O remédio será testado em 500 pacientes em sete hospitais, cinco no Rio de Janeiro, um em São Paulo e outro em Brasília. A administração do medicamento será diária, durante cinco dias, com mais nove dias de observação.

“Em 14 dias, poderemos ver se os efeitos em pacientes serão os mesmos já comprovados em células infectadas”, destacou o ministro. O ensaio clínico será feito com pacientes que estão internados para o acompanhamento dos sintomas e da carga viral.

Segundo o MCTIC, o protocolo será uma administração randomizada, ou seja, nem médicos nem pacientes saberão quem está tomando a medicação e quem está recebendo placebos. “Quero agradecer a comissão de ética do Ministério da Saúde, que fez a aprovação do protocolo dos testes clínicos. Nas próximas semanas, teremos os resultados”, disse Pontes.
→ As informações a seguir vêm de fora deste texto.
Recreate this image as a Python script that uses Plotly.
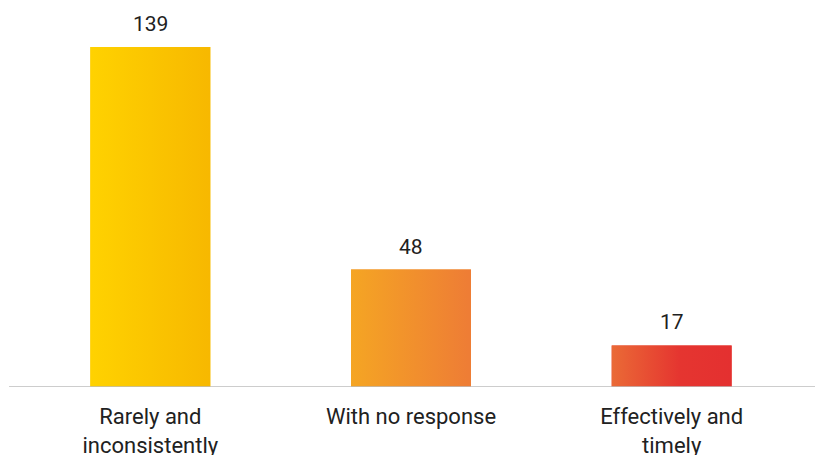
import plotly.graph_objects as go

categories = ["Rarely and<br>inconsistently", "With no response", "Effectively and<br>timely"]
values = [139, 48, 17]
solid_colors = ["#FBC400", "#F19130", "#E74533"]

BAR_W = 0.46
xs = list(range(len(categories)))

fig = go.Figure()
fig.add_trace(go.Bar(x=xs, y=values, width=BAR_W, marker=dict(color=solid_colors, line=dict(width=0)),
                     hoverinfo="skip", showlegend=False))

# gradient overlay built from the same data
px, py = [], []
for x, v in zip(xs, values):
    h = BAR_W / 2
    px += [x - h, x + h, x + h, x - h, x - h, None]
    py += [0, 0, v, v, 0, None]
fig.add_trace(go.Scatter(
    x=px, y=py, mode="lines", fill="toself", line=dict(width=0),
    fillgradient=dict(type="horizontal", start=-0.232, stop=2.23,
                      colorscale=[[0, "#FFD200"], [0.188, "#F7B800"], [0.403, "#F5A623"],
                                  [0.59, "#EE7D35"], [0.813, "#EA6A36"], [0.919, "#E53530"],
                                  [1, "#E43030"]]),
    hoverinfo="skip", showlegend=False))

for x, v in zip(xs, values):
    fig.add_annotation(x=x, y=v, text=str(v), showarrow=False, yanchor="bottom", yshift=9,
                       font=dict(size=21, color="#212121", family="Roboto"))

fig.add_shape(type="line", xref="paper", yref="y", x0=-0.014, x1=1.02, y0=0, y1=0,
              line=dict(color="#BDBDBD", width=1.5))

fig.update_layout(
    width=815, height=455,
    margin=dict(l=20, r=13, t=20, b=68),
    paper_bgcolor="white", plot_bgcolor="white",
    font=dict(family="Roboto", size=22, color="#212121"),
    showlegend=False,
    xaxis=dict(range=[-0.5, 2.5], tickvals=xs, ticktext=categories, showgrid=False,
               zeroline=False, showline=False, ticks="", ticklabelstandoff=14,
               automargin=False, tickfont=dict(size=22, color="#212121")),
    yaxis=dict(range=[0, 150.04], visible=False, showgrid=False, zeroline=False,
               automargin=False),
)

fig.write_html("out.html")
Ontem, o ministro da Saúde, Luiz Henrique Mandetta, disse, ontem, na coletiva à imprensa, que a equipe de Pontes testa um vermífugo contra Covid-19. A declaração foi feita quando Mandetta citava estudos em andamento sobre a doença, incluindo a cloroquina. Ele destacou que a cloroquina se mostrou interessante in vitro, com possibilidade de matar o coronavírus, mas o resultado não se mantém quando a substância é testada em humanos, segundo as pesquisas. Da mesma forma, emendou, o vermífugo teria se mostrado promissor em laboratório e agora será experimentado em pacientes com Covid-19.

Repercussão negativa
Para Alexandre Cunha, médico infectologista, o que o governo fez foi uma “não informação”. “Ciência não divulga coisas secretas. E na pesquisa in vitro, qualquer coisa pode funcionar. Se colocar álcool, vai matar 100% do vírus. Fazer remédio funcionar em pessoas é outra coisa”, sintetizou.
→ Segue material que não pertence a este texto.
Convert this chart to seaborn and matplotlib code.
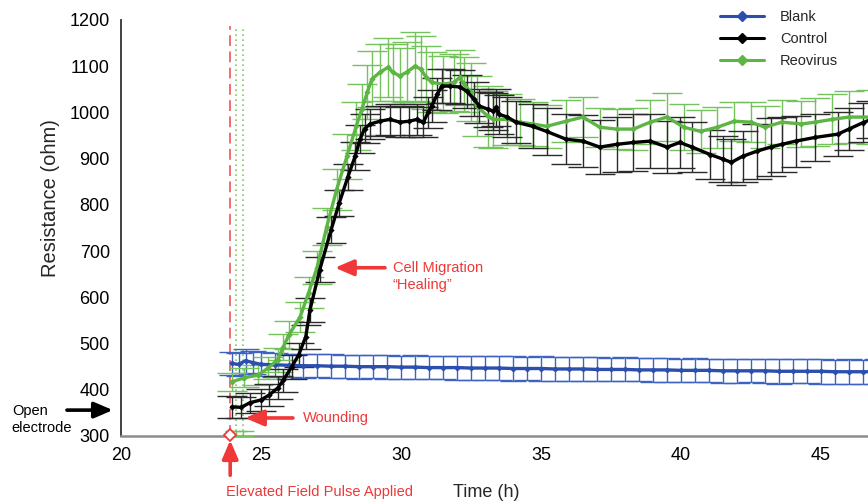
import matplotlib
matplotlib.use("Agg")
import numpy as np
import pandas as pd
import matplotlib.pyplot as plt
from matplotlib.lines import Line2D
import seaborn as sns

# ---------------- data ----------------
# Blank electrode (no cells)
blank_t = [23.95, 24.2, 24.45, 24.7, 25.0, 25.5, 26.0, 26.5, 27.0, 27.5,
           28.0, 28.5, 29.0, 29.5, 30.0, 30.5, 31.0, 31.5, 32.0, 32.5,
           33.0, 33.5, 34.0, 34.5, 35.0, 35.5, 36.0, 36.5, 37.0, 37.5,
           38.0, 38.5, 39.0, 39.5, 40.0, 40.5, 41.0, 41.5, 42.0, 42.5,
           43.0, 43.5, 44.0, 44.5, 45.0, 45.5, 46.0, 46.5, 47.0]
blank_v = [457, 455, 463, 459, 455, 454, 453, 452, 452, 451,
           451, 450, 450, 450, 449, 449, 448, 448, 448, 447,
           447, 447, 446, 446, 446, 445, 445, 445, 444, 444,
           444, 443, 443, 443, 442, 442, 442, 441, 441, 441,
           441, 440, 440, 440, 440, 439, 439, 439, 439]
blank_sd = [24, 25, 26, 25, 26, 26, 25, 26, 25, 26,
            25, 26, 25, 26, 25, 26, 25, 25, 26, 25,
            26, 25, 26, 25, 26, 25, 26, 25, 26, 25,
            26, 25, 26, 26, 25, 26, 25, 26, 26, 25,
            26, 27, 26, 26, 27, 26, 27, 26, 27]

# Control wells
ctrl_t = [23.95, 24.3, 24.6, 25.0, 25.3, 25.6, 25.8, 26.1, 26.35, 26.6,
          26.75, 27.1, 27.5, 27.8, 28.1, 28.36, 28.54, 28.7, 28.9,
          29.25, 29.6, 29.96, 30.3, 30.57, 30.8,
          30.97, 31.1, 31.3, 31.46, 31.75, 32.1, 32.35, 32.6, 32.8,
          33.1, 33.3, 33.4, 33.5, 33.8, 34.1, 34.7, 35.2,
          35.9, 36.5, 37.1, 37.7, 38.3, 38.9, 39.5, 39.96, 40.4,
          41.04, 41.5, 41.8, 42.2, 42.7, 43.2, 43.6,
          44.1, 44.8, 45.6, 46.0, 46.5, 46.8]
ctrl_v = [363, 362, 372, 378, 389, 404, 421, 450, 476, 515,
          573, 660, 745, 805, 860, 905, 942, 965, 975,
          981, 985, 979, 981, 985, 979,
          1000, 1014, 1040, 1057, 1057, 1055, 1046, 1029, 1014,
          1007, 1003, 1011, 996, 990, 979, 970, 959,
          942, 938, 925, 931, 935, 938, 925, 935, 925,
          909, 899, 892, 905, 916, 925, 931,
          938, 946, 953, 964, 978, 985]
ctrl_sd = [24, 22, 22, 24, 24, 25, 25, 26, 26, 26,
           26, 27, 28, 28, 28, 30, 30, 32, 32,
           32, 33, 32, 34, 34, 33,
           33, 34, 35, 36, 36, 36, 36, 36, 36,
           38, 40, 40, 42, 44, 46, 48, 50,
           54, 56, 58, 60, 62, 58, 56, 55, 54,
           52, 50, 50, 55, 60, 62, 60,
           55, 50, 48, 45, 42, 40]

# Reovirus-treated wells
reo_t = [23.95, 24.4, 24.9, 25.25, 25.6, 25.8, 26.0,
         26.4, 26.7, 27.0, 27.35, 27.7, 28.07,
         28.4, 28.6, 28.8, 28.96,
         29.25, 29.55, 29.7, 29.96, 30.2, 30.5, 30.7, 30.9, 31.1,
         31.5, 31.9, 32.1, 32.25, 32.5, 32.7, 33.1, 33.3,
         33.8, 34.25, 34.7, 35.2,
         35.9, 36.5, 37.1, 37.7, 38.3, 38.9, 39.5, 40.1, 40.7, 41.3, 41.9, 42.5,
         43.0, 43.6, 44.3, 44.8, 45.4, 46.0, 46.8]
reo_v = [417, 426, 432, 447, 465, 493, 519,
         558, 610, 664, 753, 833, 905,
         970, 1007, 1044, 1072,
         1087, 1098, 1087, 1079, 1087, 1100, 1094, 1076, 1065,
         1061, 1065, 1076, 1061, 1044, 1014, 992, 985,
         985, 979, 975, 970,
         981, 990, 968, 964, 964, 979, 990, 968, 959, 968, 981, 979,
         968, 979, 975, 979, 985, 990, 990]
reo_sd = [20, 21, 22, 24, 26, 28, 30,
          32, 34, 36, 40, 44, 48,
          52, 55, 58, 60,
          62, 64, 62, 60, 65, 75, 72, 68, 65,
          62, 62, 60, 60, 62, 65, 66, 62,
          55, 50, 48, 46,
          45, 44, 42, 44, 46, 48, 52, 50, 46, 44, 42, 44,
          46, 48, 50, 52, 54, 56, 58]

# Event times: field pulse and wounding steps
pulse_t = [23.9]
wound_t = [24.1, 24.36]

series_names = ["Blank", "Control", "Reovirus"]

# ---------------- style ----------------
sns.set_style("white")
plt.rcParams["font.family"] = ["Liberation Sans", "DejaVu Sans"]

BLUE = "#2c4fae"
BLUE_ERR = "#3d62c2"
BLACK = "#000000"
BLACK_ERR = "#2a2a2a"
GREEN = "#5cb544"
GREEN_ERR = "#74c25c"
RED = "#ef3838"

colors = {"Blank": BLUE, "Control": BLACK, "Reovirus": GREEN}

fig = plt.figure(figsize=(8.68, 5.01), dpi=100)
W, H = 868, 501
ax = fig.add_axes([121 / W, 65 / H, 747 / W, 416 / H])

# long-format table for seaborn
df = pd.concat([
    pd.DataFrame({"time": blank_t, "ohm": blank_v, "series": "Blank"}),
    pd.DataFrame({"time": ctrl_t, "ohm": ctrl_v, "series": "Control"}),
    pd.DataFrame({"time": reo_t, "ohm": reo_v, "series": "Reovirus"}),
], ignore_index=True)

# error bars (drawn beneath the mean traces)
ax.errorbar(blank_t, blank_v, yerr=blank_sd, fmt="none", ecolor=BLUE_ERR,
            elinewidth=1.0, capsize=9.5, capthick=1.0, zorder=2)
ax.errorbar(reo_t, reo_v, yerr=reo_sd, fmt="none", ecolor=GREEN_ERR,
            elinewidth=1.0, capsize=11, capthick=1.0, zorder=2)
ax.errorbar(ctrl_t, ctrl_v, yerr=ctrl_sd, fmt="none", ecolor=BLACK_ERR,
            elinewidth=1.0, capsize=11, capthick=1.0, zorder=2)

# mean traces
sns.lineplot(data=df, x="time", y="ohm", hue="series",
             hue_order=["Blank", "Reovirus", "Control"],
             palette=colors, estimator=None, sort=True,
             marker="D", markersize=3.2, markeredgewidth=0,
             linewidth=2.4, legend=False, ax=ax, zorder=3)

# event markers
ax.axvline(pulse_t[0], ymin=0, ymax=(1187 - 300) / 900, color="#f06262",
           lw=1.3, dashes=(6, 3), zorder=1)
for wt in wound_t:
    ax.axvline(wt, ymin=0, ymax=(1187 - 300) / 900, color="#7ccc66",
               lw=1.2, dashes=(1, 2), zorder=1)
ax.plot(pulse_t, [302], marker="D", ms=6, mfc="white", mec=RED, mew=1.3,
        clip_on=False, zorder=5)
ax.errorbar(wound_t, [306, 306], yerr=[5, 5], fmt="none", ecolor=GREEN_ERR,
            elinewidth=1.0, capsize=8, capthick=1.0, clip_on=False, zorder=4)

# axes
ax.set_xlim(20, 46.68)
ax.set_ylim(300, 1200)
ax.set_xticks([20, 25, 30, 35, 40, 45])
ax.set_yticks(np.arange(300, 1201, 100))
ax.tick_params(axis="y", direction="in", length=7, width=1.0, color="#444444",
               labelsize=13, pad=8, labelcolor="black")
ax.tick_params(axis="x", direction="in", length=6, width=1.0, color="#444444",
               labelsize=13, pad=8, labelcolor="black")
for s in ["top", "right"]:
    ax.spines[s].set_visible(False)
ax.spines["left"].set_color("#333333")
ax.spines["left"].set_linewidth(1.3)
ax.spines["bottom"].set_color("#8c8c8c")
ax.spines["bottom"].set_linewidth(1.8)

ax.set_ylabel("Resistance (ohm)", fontsize=14.5)
ax.yaxis.set_label_coords((60 - 121) / 747, (436 - 198) / 416)
ax.set_xlabel("Time (h)", fontsize=13)
ax.xaxis.set_label_coords((486 - 121) / 747, (436 - 484) / 416)

# legend
handles = [Line2D([0], [0], color=colors[n], lw=2.2, marker="D", ms=5,
                  mfc=colors[n], mec=colors[n]) for n in series_names]
ax.legend(handles, series_names, loc="upper left",
          bbox_to_anchor=(720 / W, 1 - 10 / H), bbox_transform=fig.transFigure,
          frameon=False, fontsize=10.5, handlelength=3.0, handletextpad=1.1,
          labelspacing=0.55, borderpad=0, borderaxespad=0)

# annotations
arrow_red = dict(arrowstyle="-|>,head_length=0.7,head_width=0.3", color=RED,
                 lw=2.6, shrinkA=0, shrinkB=0, mutation_scale=16)
ax.annotate("", xy=(27.64, 664), xytext=(29.43, 664), arrowprops=arrow_red)
ax.text(29.71, 664, "Cell Migration", color=RED, fontsize=10.5,
        ha="left", va="center")
ax.text(29.71, 627, "\u201cHealing\u201d", color=RED, fontsize=10.5,
        ha="left", va="center")

ax.annotate("", xy=(24.43, 339), xytext=(26.14, 339), arrowprops=arrow_red)
ax.text(26.5, 339, "Wounding", color=RED, fontsize=10.5, ha="left", va="center")

ax.annotate("", xy=(23.9, 291), xytext=(23.9, 215), arrowprops=arrow_red,
            annotation_clip=False)
ax.text(27.1, 178, "Elevated Field Pulse Applied", color=RED, fontsize=10.5,
        ha="center", va="center", clip_on=False)

arrow_black = dict(arrowstyle="-|>,head_length=0.7,head_width=0.3",
                   color="black", lw=2.6, shrinkA=0, shrinkB=0,
                   mutation_scale=16)
ax.annotate("", xy=(19.71, 356), xytext=(18.07, 356), arrowprops=arrow_black,
            annotation_clip=False)
ax.text(16.1, 355, "Open", color="black", fontsize=10.5, ha="left",
        va="center", clip_on=False)
ax.text(16.1, 318, "electrode", color="black", fontsize=10.5, ha="left",
        va="center", clip_on=False)

fig.savefig("out.png", dpi=100)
Segundo o também infectologista Julival Ribeiro, é muito estranho que o ministério diga que tem uma alternativa com 94% de eficácia e não divulgue o nome da molécula ou do medicamento. “Todo mundo está estudando a cloroquina ou ivermectina (um vermífugo e antiparasitário). Mas são necessários estudos clínicos”, destacou o médico. A explicação do ministro, de não divulgar o nome para evitar correria às farmácias, não se justifica, segundo o especialista. “A Anvisa poderia fazer o que fez com a cloroquina e permitir a venda apenas com receita especial. Não dá para dizer que tem eficácia de 94% sem ensaio clínico”, afirmou. Ele também não acredita na possibilidade de uma vacina dupla, para Influenza e Covid-19. “Vacina para gripe é uma coisa, para Covid-19 é outra, completamente diferente”.

No entender do professor José David Urbaez, diretor científico da SBI do Distrito Federal, o anúncio do MCTIC foi uma irresponsabilidade. “É uma construção para justificar uma medida que vai matar muita gente, que é afrouxar o isolamento”. O especialista lamentou que o governo esteja promovendo o que chamou de estelionato emocional. “É um momento de vulnerabilidade coletiva gigantesca. E o governo divulga fake news ao anunciar uma droga milagrosa. Na ciência, há rigor. O Jama (Journal of America Medical Association) revisou todos os remédios e ensaios em andamento sem nenhuma evidência para fazer recomendações de tratamento”, destacou. Urbaez também acredita que o medicamento sem nome pode ser ivermectina.